I have never seen among the relics on the sea coast any resembling the scalping knives of the West, or of Europe, or any whose peculiar shape suggested that it might have been used as a scalping knife. I infer from this that on the sea coast the large chippings of stone, having a sharp edge, were used as scalping knives. Among some fifteen hundred specimens of Indian implements, collected on the sea coast, I have never seen more than one, that, from its shape and size could possibly have been used as the conventional tomahawk, an axe shaped weapon to be thrown from the hand. The illustrations in some of our modern school books are more correct when the tomahawk is shown to have been a wooden club terminating in a hard woody knob, in which had been inserted a large stone point.
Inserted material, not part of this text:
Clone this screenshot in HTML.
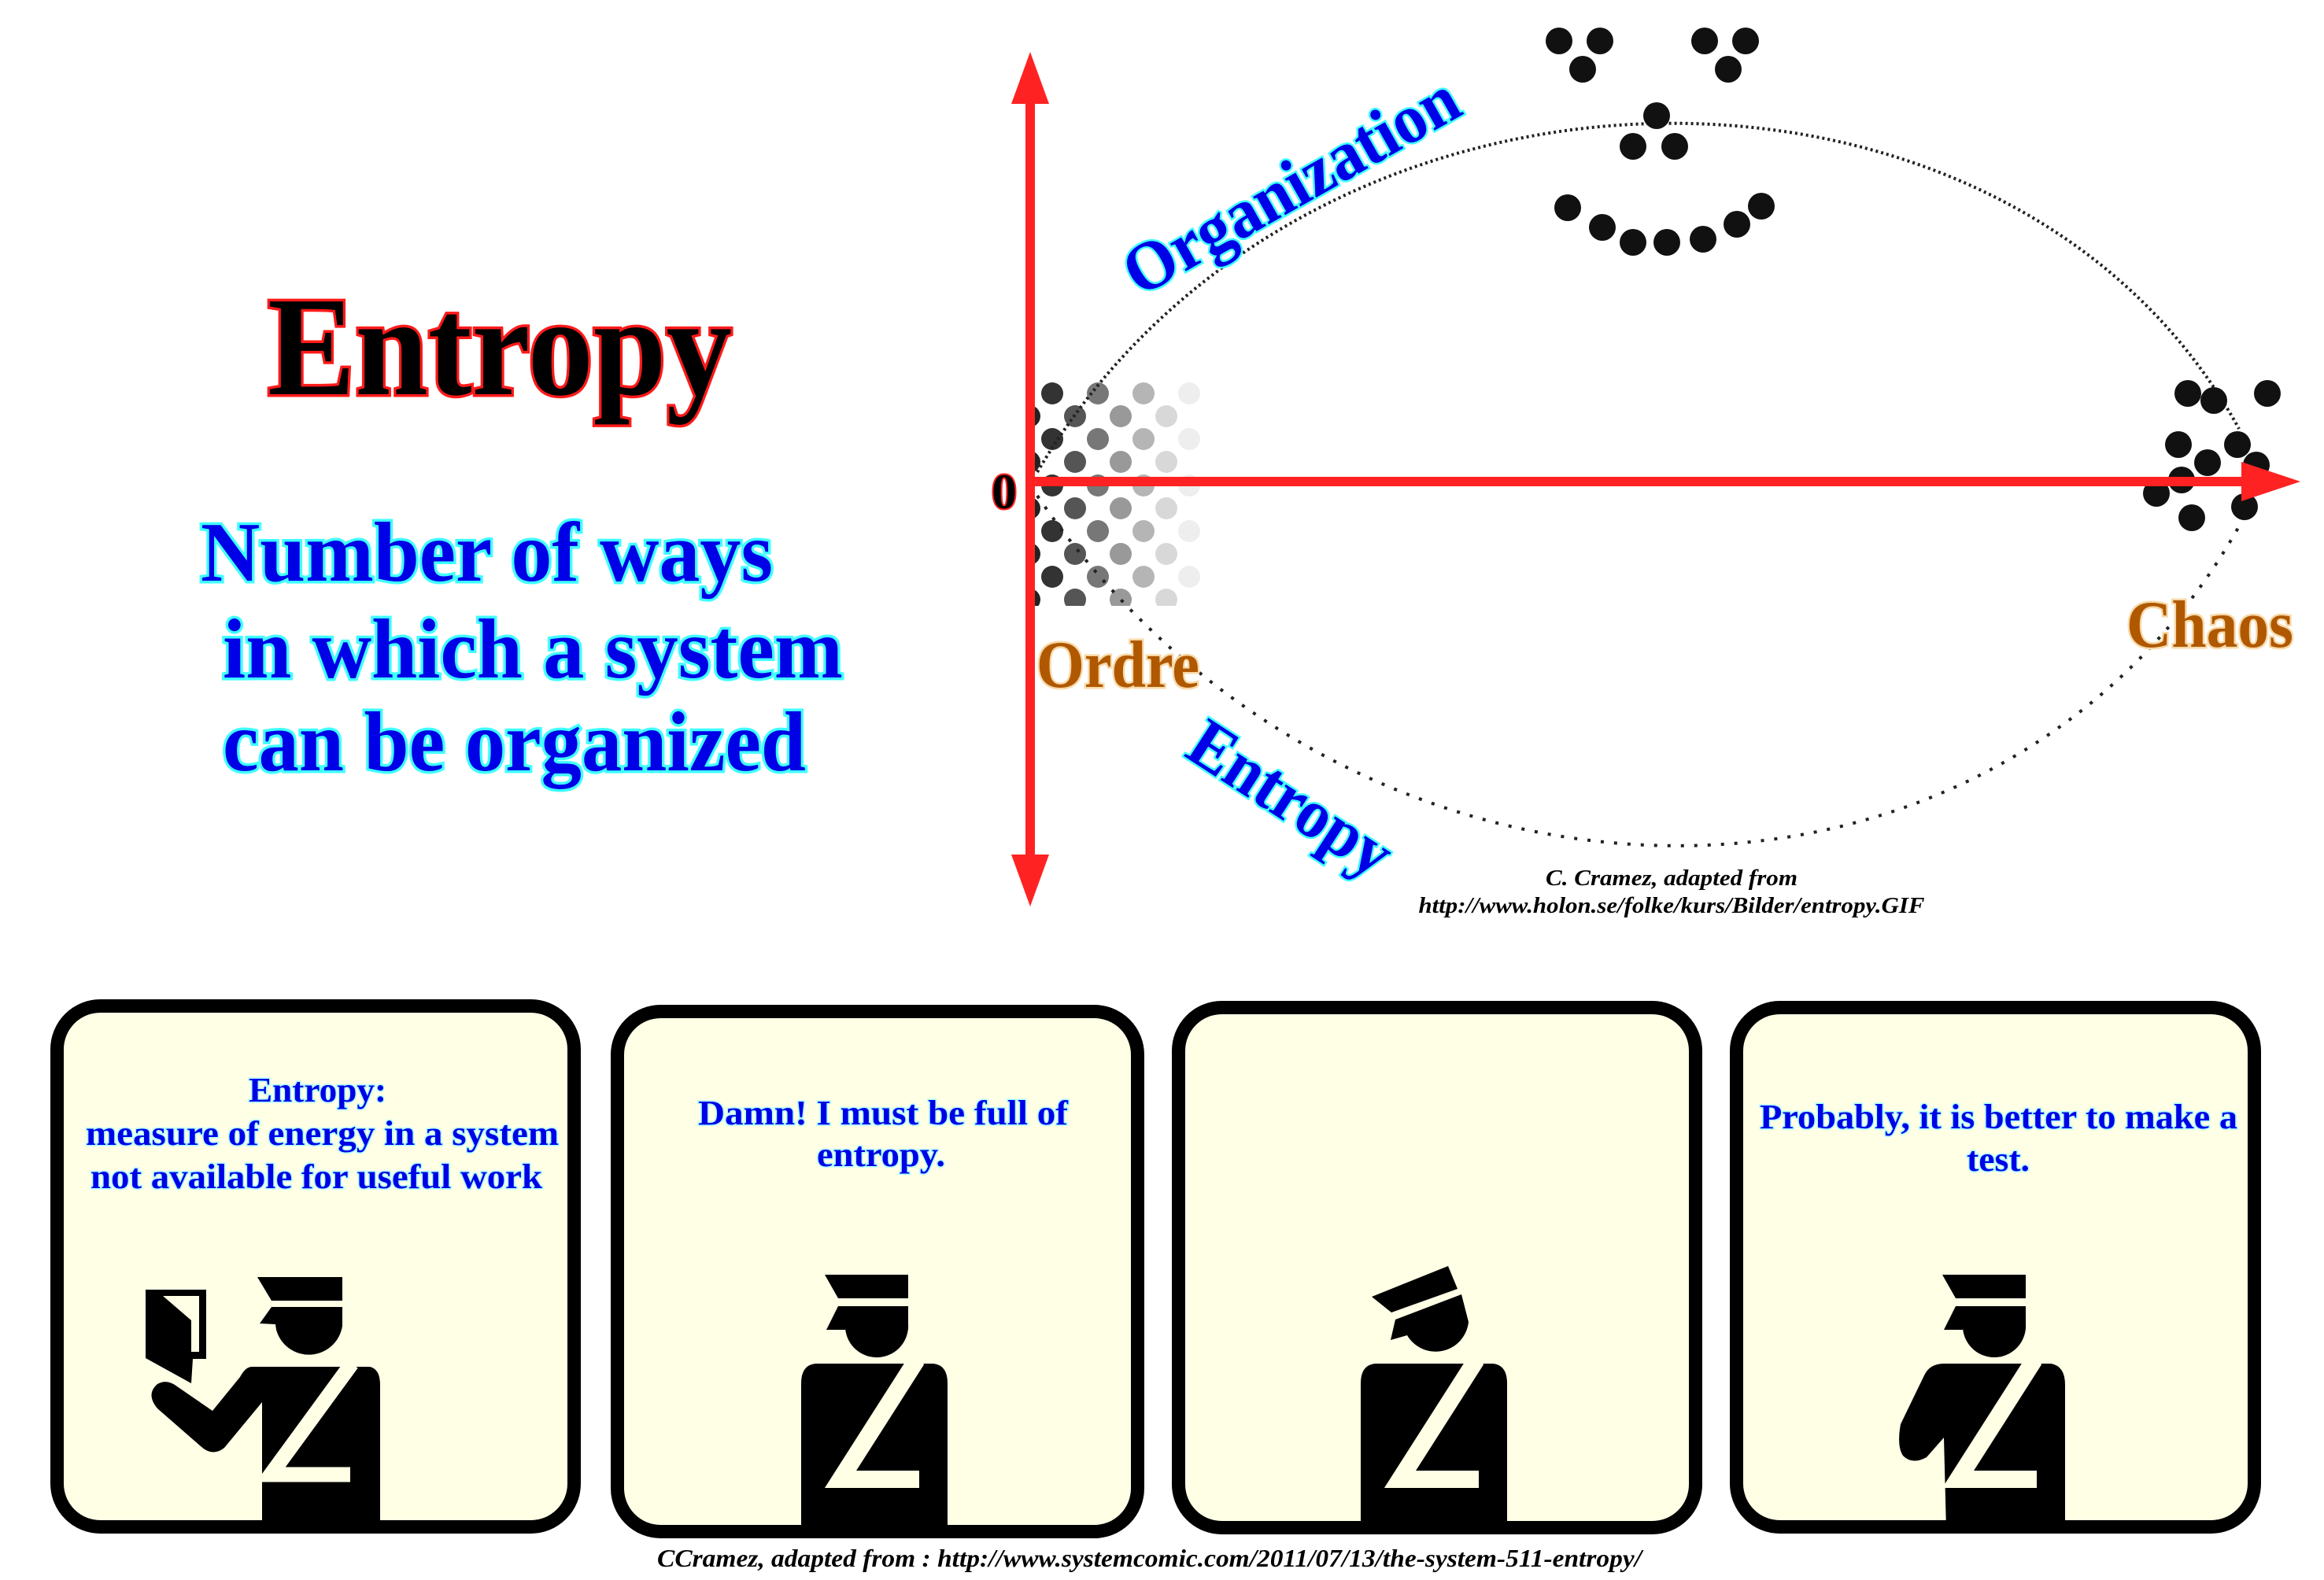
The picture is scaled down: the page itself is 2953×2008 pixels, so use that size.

The form of the metallic axe was doubtless copied from the same implement used by the inhabitants of the stone age. From time to time the metallic axe has varied in form, and all the several forms of stone axes I have in my possession have been represented in some of the forms of the metallic axe, and as that of the standard axe of to-day is precisely that of one of these forms, I cannot doubt but that the stone implement supplied the model.